# Pool Decking



## Joewho (Apr 17, 2007)

Not an actual deck, just the area around the in ground pool.

Does anyone know the standard product to paint it, here in the west?

It's the same texture as the interior walls here. I've seen other people painting them and checked them out later. The finish is smooth and durable, I just don't know what product "everyone" is using.

Thanks in advance.


----------



## Mandrake (Jul 4, 2007)

Not sure I follow you. Is it a concrete apron around a pool?


----------



## oakley (Dec 14, 2007)

A couple of customers of mine, including a waterpark, have had good luck with RollerRock by Daich.


----------



## Joewho (Apr 17, 2007)

Thanks for the replies.
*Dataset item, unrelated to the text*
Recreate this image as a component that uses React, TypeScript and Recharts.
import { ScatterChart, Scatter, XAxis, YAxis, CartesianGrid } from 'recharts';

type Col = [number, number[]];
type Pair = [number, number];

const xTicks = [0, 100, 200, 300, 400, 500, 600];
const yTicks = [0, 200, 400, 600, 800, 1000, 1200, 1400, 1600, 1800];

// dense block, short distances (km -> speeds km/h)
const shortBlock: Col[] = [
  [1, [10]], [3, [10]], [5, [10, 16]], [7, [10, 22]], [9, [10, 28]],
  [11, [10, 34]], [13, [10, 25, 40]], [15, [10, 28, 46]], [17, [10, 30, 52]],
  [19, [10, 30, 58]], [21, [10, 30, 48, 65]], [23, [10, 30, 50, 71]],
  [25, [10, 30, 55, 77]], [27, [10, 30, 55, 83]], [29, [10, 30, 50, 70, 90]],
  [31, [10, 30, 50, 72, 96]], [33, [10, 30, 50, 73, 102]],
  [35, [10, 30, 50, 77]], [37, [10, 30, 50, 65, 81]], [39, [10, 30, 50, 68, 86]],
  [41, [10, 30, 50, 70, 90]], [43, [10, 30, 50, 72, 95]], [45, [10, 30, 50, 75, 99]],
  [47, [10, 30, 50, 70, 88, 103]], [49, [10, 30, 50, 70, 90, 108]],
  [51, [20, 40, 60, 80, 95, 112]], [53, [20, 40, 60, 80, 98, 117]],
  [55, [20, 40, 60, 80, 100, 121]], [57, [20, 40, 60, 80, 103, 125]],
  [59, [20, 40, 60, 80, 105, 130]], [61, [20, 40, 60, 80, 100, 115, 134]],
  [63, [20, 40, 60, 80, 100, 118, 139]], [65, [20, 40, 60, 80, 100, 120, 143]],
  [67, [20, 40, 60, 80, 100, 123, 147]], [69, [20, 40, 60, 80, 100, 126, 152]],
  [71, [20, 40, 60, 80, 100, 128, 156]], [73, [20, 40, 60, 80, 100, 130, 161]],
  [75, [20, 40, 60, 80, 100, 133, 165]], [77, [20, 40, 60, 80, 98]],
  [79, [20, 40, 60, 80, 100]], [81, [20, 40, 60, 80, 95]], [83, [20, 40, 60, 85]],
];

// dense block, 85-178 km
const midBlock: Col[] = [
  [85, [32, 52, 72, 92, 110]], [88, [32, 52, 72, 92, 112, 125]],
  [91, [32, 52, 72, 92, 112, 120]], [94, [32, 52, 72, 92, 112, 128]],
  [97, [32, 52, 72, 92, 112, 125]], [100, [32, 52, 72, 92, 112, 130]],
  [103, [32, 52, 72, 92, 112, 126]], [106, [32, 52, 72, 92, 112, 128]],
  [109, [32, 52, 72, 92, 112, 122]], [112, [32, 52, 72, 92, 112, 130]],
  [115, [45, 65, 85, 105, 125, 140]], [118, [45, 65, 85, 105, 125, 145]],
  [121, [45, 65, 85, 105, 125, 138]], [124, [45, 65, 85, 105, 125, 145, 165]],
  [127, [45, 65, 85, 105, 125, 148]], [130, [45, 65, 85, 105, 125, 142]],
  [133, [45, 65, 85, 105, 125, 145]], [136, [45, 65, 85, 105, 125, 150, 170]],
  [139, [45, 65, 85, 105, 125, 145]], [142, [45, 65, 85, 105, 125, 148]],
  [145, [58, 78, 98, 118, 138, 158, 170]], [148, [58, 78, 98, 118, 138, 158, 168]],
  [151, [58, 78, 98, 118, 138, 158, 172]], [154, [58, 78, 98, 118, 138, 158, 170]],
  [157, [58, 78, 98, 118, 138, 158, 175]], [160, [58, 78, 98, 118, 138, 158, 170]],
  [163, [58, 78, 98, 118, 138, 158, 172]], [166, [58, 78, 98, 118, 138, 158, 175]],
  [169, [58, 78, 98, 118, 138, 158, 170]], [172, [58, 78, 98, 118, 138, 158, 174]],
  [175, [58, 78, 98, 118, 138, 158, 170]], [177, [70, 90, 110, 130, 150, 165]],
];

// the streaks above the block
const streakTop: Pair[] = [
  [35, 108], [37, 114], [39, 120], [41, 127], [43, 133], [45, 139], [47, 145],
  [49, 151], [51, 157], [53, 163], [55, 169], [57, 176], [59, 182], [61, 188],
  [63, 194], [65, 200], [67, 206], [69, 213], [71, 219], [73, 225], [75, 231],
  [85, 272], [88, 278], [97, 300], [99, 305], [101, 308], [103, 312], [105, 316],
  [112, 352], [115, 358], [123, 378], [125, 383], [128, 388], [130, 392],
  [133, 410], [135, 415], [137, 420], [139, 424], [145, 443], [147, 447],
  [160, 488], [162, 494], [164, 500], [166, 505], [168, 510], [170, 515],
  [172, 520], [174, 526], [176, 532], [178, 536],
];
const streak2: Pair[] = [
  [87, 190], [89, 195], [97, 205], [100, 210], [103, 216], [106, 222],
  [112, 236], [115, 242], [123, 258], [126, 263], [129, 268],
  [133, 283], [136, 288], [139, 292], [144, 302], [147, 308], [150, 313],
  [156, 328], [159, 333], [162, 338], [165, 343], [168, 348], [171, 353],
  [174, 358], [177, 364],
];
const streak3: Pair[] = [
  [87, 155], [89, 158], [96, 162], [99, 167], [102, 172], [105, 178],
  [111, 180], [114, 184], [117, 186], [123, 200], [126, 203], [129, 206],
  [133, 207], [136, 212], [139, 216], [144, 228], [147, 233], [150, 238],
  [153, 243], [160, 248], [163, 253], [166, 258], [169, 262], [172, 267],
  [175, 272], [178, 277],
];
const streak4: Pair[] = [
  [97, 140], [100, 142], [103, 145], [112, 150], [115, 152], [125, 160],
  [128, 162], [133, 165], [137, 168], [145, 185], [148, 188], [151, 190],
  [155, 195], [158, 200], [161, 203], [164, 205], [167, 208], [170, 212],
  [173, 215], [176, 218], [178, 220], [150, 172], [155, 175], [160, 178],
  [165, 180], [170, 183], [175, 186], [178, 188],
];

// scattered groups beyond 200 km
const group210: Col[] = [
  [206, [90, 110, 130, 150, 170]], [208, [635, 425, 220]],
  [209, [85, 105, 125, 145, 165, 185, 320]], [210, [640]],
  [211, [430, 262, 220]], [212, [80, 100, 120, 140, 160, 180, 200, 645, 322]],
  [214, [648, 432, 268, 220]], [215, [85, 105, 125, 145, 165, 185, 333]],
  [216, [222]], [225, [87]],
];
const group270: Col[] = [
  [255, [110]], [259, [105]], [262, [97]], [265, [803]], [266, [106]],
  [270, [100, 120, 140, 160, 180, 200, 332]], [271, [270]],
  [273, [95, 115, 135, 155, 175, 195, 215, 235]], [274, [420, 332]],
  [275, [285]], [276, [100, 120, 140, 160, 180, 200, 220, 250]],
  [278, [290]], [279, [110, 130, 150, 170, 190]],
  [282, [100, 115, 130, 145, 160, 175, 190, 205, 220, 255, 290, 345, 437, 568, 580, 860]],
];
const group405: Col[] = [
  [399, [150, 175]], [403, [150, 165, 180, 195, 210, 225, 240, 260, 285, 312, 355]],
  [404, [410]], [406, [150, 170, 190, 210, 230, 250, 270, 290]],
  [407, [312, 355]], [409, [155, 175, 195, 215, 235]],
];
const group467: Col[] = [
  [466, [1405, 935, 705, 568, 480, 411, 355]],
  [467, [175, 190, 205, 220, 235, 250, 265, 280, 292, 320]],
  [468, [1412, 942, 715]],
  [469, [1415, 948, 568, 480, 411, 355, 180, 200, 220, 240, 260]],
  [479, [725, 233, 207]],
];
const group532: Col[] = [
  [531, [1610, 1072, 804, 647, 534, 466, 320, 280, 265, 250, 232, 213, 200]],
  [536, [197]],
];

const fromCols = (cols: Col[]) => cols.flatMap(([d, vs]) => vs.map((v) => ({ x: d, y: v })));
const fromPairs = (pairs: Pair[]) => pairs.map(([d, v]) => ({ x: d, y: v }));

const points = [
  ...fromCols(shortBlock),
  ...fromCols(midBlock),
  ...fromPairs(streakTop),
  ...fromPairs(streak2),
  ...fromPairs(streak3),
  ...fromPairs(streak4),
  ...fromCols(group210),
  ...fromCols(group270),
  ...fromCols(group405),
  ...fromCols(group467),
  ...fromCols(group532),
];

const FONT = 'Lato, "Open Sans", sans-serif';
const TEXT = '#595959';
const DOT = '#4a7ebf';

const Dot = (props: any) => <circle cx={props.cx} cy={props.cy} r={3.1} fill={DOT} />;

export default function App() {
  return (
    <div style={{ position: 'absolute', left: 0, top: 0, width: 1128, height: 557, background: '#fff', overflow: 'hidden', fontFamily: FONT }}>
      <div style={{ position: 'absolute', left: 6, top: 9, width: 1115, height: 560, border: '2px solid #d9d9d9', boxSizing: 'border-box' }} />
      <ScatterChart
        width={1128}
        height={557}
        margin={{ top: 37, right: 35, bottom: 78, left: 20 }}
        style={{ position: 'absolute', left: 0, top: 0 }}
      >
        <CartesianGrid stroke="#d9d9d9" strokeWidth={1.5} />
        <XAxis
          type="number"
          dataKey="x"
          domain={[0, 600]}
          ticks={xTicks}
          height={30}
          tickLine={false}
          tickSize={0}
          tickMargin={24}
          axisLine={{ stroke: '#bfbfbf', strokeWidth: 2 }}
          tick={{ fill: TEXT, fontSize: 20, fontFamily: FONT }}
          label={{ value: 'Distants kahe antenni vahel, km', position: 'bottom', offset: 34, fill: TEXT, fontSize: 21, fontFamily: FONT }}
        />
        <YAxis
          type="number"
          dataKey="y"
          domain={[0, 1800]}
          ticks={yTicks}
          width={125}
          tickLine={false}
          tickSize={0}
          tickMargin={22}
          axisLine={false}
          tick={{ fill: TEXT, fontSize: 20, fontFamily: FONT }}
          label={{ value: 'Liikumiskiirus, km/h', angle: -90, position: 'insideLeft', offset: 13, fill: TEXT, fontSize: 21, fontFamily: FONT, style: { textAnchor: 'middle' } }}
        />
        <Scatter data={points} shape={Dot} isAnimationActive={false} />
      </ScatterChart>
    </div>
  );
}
Yes, it's the concrete apron around this specific pool. Or just the entire concrete area around any inground pool, like apt. complexes.
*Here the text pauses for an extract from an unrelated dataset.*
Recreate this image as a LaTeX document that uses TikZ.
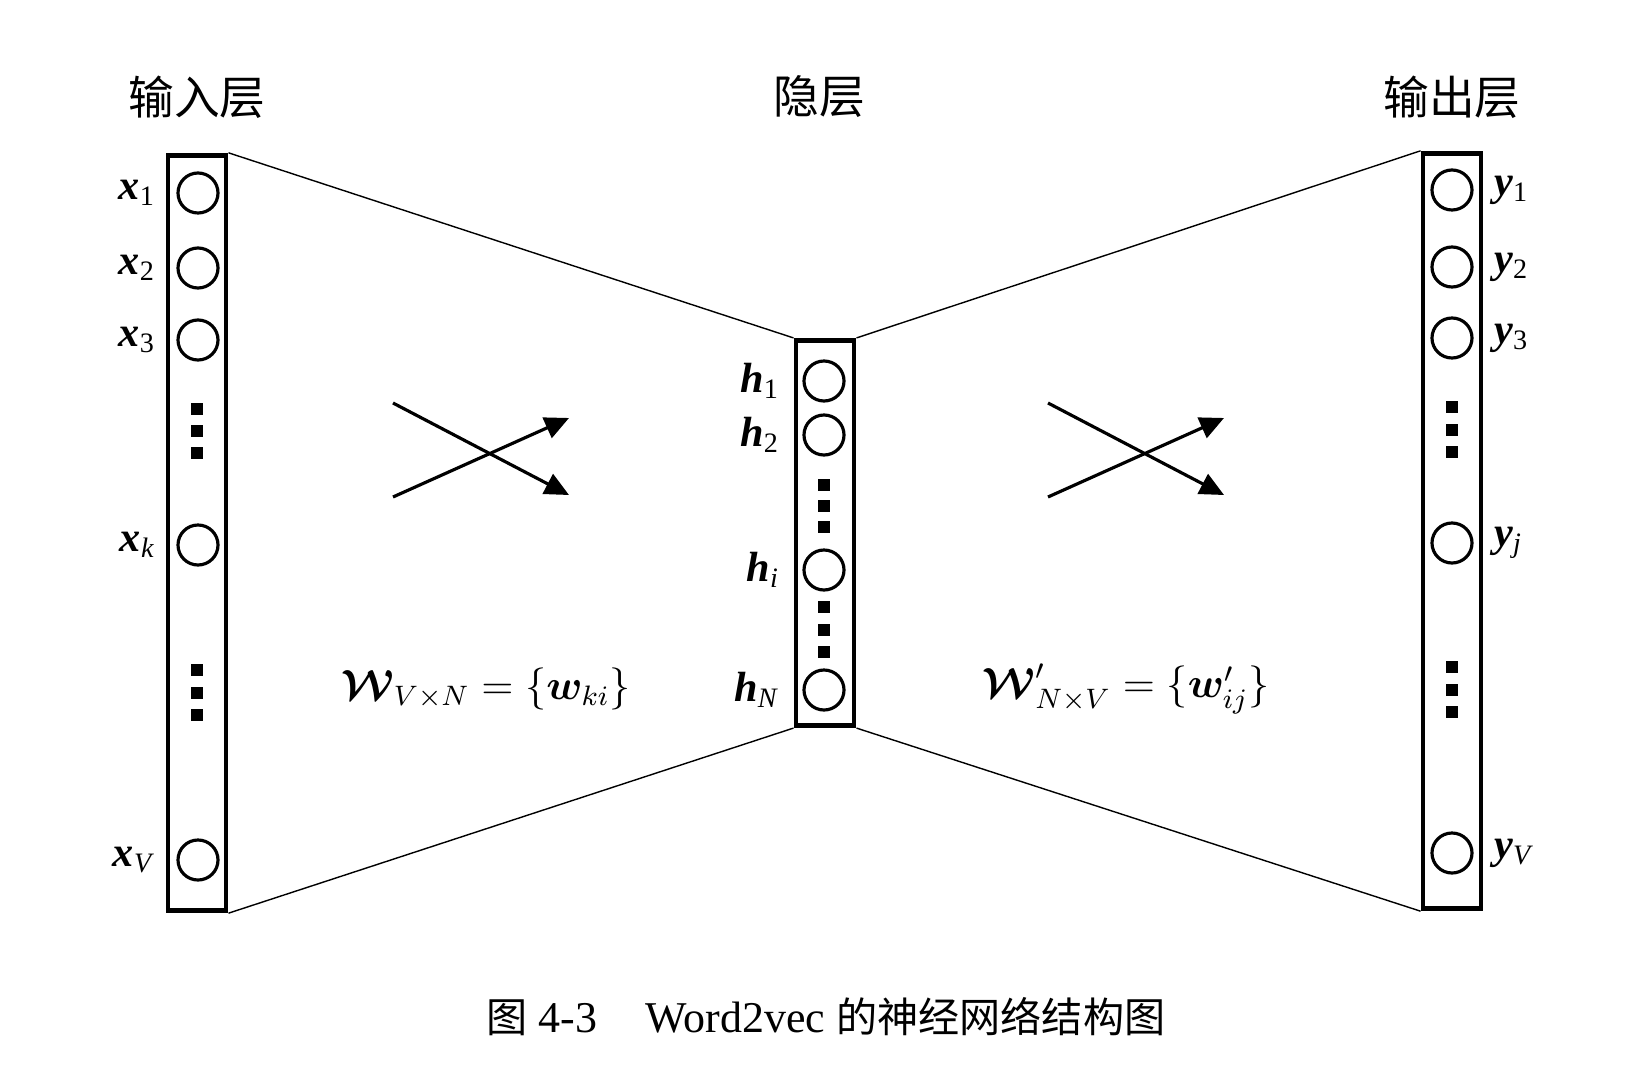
\documentclass[tikz,border=0pt]{standalone}
\usepackage{amsmath,bm}
\usepackage{fontspec}
\setmainfont{Liberation Serif}
\newfontfamily\cjk{Noto Sans CJK SC}
\usetikzlibrary{arrows.meta,positioning}

\begin{document}
\begin{tikzpicture}[x=0.01cm, y=-0.01cm,
  layer/.style={draw, line width=1.4pt, minimum width=0.58cm, inner sep=0},
  unit/.style={draw, circle, line width=0.9pt, minimum size=0.4cm, inner sep=0},
  dot/.style={fill, minimum size=0.12cm, inner sep=0},
  lbl/.style={inner sep=0, font=\fontsize{12}{14}\selectfont},
  head/.style={font=\cjk\fontsize{13}{15}\selectfont},
  formula/.style={font=\large},
  cross/.style={line width=0.9pt, -{Triangle[length=0.24cm, width=0.22cm]}},
]
\useasboundingbox (0,0) rectangle (1636,1076);
% Layer boxes
\node[layer, minimum height=7.55cm] (inl) at (197,533) {};
\node[layer, minimum height=3.85cm] (hid) at (825,533) {};
\node[layer, minimum height=7.55cm] (outl) at (1452,531) {};
% Layer titles
\node[head] (tin) at (197,97) {输入层};
\node[head] (thid) at (819,97) {隐层};
\node[head] (tout) at (1452,97) {输出层};
% Funnel edges
\draw[line width=0.4pt] (inl.north east) -- (hid.north west) (inl.south east) -- (hid.south west)
  (hid.north east) -- (outl.north west) (hid.south east) -- (outl.south west);
% Input units
\foreach \n/\yy/\s in {1/193/1, 2/268/2, 3/340/3, k/545/\textit{k}, V/860/\textit{V}} {
  \node[unit] (x\n) at (198,\yy) {};
  \node[lbl, left=0.2cm of x\n] (lx\n) {\textbf{\textit{x}}\textsubscript{\s}};
}
\foreach \yy in {409,431,453,670,693,715}
  \node[dot] (dx\yy) at (197,\yy) {};
% Hidden units
\foreach \n/\yy/\s in {1/381/1, 2/435/2, i/570/\textit{i}, N/690/\textit{N}} {
  \node[unit] (h\n) at (824,\yy) {};
  \node[lbl, left=0.22cm of h\n] (lh\n) {\textbf{\textit{h}}\textsubscript{\s}};
}
\foreach \yy in {485,506,527,607,630,652}
  \node[dot] (dh\yy) at (824,\yy) {};
% Output units
\foreach \n/\yy/\s in {1/190/1, 2/267/2, 3/338/3, j/543/\textit{j}, V/853/\textit{V}} {
  \node[unit] (y\n) at (1452,\yy) {};
  \node[lbl, right=0.2cm of y\n] (ly\n) {\textbf{\textit{y}}\textsubscript{\s}};
}
\foreach \yy in {407,430,452,667,690,712}
  \node[dot] (dy\yy) at (1452,\yy) {};
% Crossing arrows
\foreach \cx in {393,1048} {
  \draw[cross] (\cx,403) -- ++(176,92);
  \draw[cross] (\cx,497) -- ++(176,-79);
}
% Weight matrices
\node[formula] (wl) at (486,689) {$\bm{\mathcal{W}}_{V\times N}=\{\bm{w}_{ki}\}$};
\node[formula] (wr) at (1126,689) {$\bm{\mathcal{W}}'_{N\times V}=\{\bm{w}'_{ij}\}$};
% Caption
\node[font=\fontsize{12.5}{15}\selectfont] (cap) at (826,1017) {{\cjk\fontsize{11.7}{15}\selectfont 图}~4-3\hspace{1.1em}Word2vec~{\cjk\fontsize{11.7}{15}\selectfont 的神经网络结构图}};
\end{tikzpicture}
\end{document}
Never heard of roller rock or Daich. But will look them up.

Not looking to create a stone texture. The texture is already there.

Trying to find out what the standard product is here in las vegas, rather than going to SW and experimenting.


----------



## T200 (Nov 11, 2007)

I did one about six months ago and used Sherwin Williams' Armorseal Tred-Plex. Customer was most concerned about making it look good and getting it done quickly. I considered an epoxy but was concerned about creating a slipping hazard. So far, it's performed well...but it's only been six months.


----------



## Joewho (Apr 17, 2007)

T200 said:


> I did one about six months ago and used Sherwin Williams' Armorseal Tred-Plex. Customer was most concerned about making it look good and getting it done quickly. I considered an epoxy but was concerned about creating a slipping hazard. So far, it's performed well...but it's only been six months.


thanks for the suggestion. My customer on this one, is letting me handle the concerns.  Still hoping to hear from someone in the area.

Benpaintin, are you reading this?


----------